For sure, we can't process images the same way that we process sound, but the author argues for processing images and text the same, and text is fundamentally a visual medium of communication. The author makes a good point about how VLMs can still struggle to determine the length of a word, or generate words that start and end with specific letters, etc. which is an indicator that an essential aspect of a modality (its visual aspect) is missing from how it is processed. Surely a unified visual process for text and image would not have such failure points.

I agree that modality specific processing is very shallow at this point, but it still seems not to respect the physicality of the data. Today's modalities are not actually akin to human senses because they should be processed by a different assortment of "sense" organs, e.g. one for things visual, one for things audible, etc.

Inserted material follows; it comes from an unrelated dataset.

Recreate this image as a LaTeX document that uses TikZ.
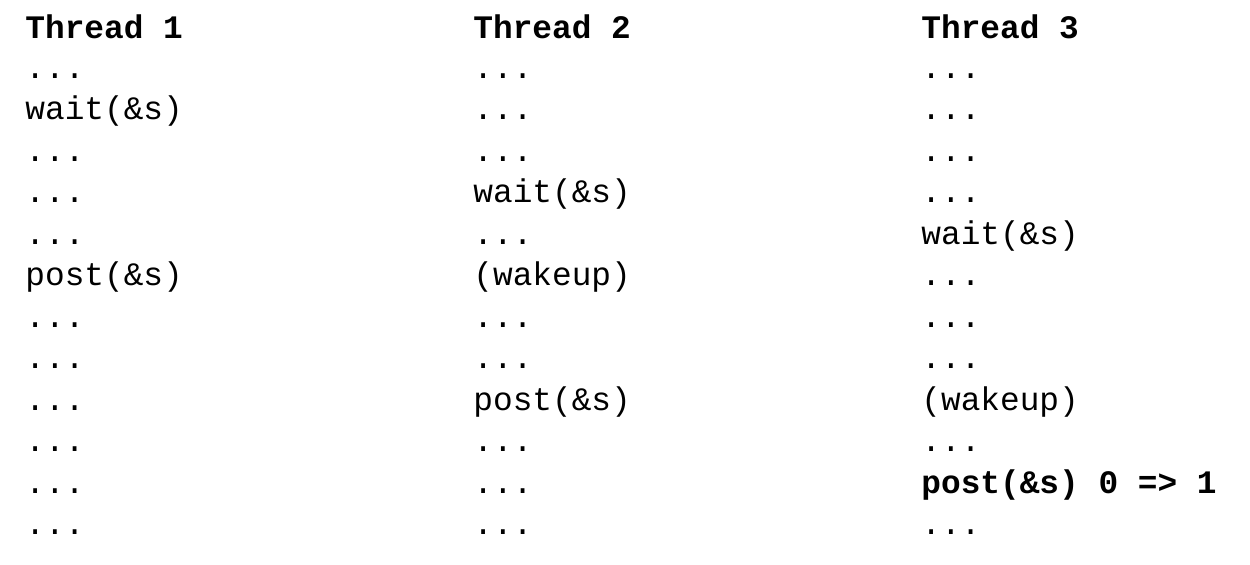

hallh · 2025-06-05T20:07:12 1749154032

I don't think you can classify reading as a purely visual modality, despite being a visual medium. People with dislexia may see perfectly fine, but only the translation layer processing the text gets jumbled. Granted, we are not born with the ability to read, so that translation layer is learned. On the other hand, we don't perceive everything in our visual field either, magicians and youtube videos use this limitation to trick and entertain us, and these we are presumably born with, given that its a shared human trait. Evidently, some of the translation layers involved with processing our vision were seemingly evolved naturally and are part of our brains, so why would we not allow artificial intelligence similar advance starting points for processing data?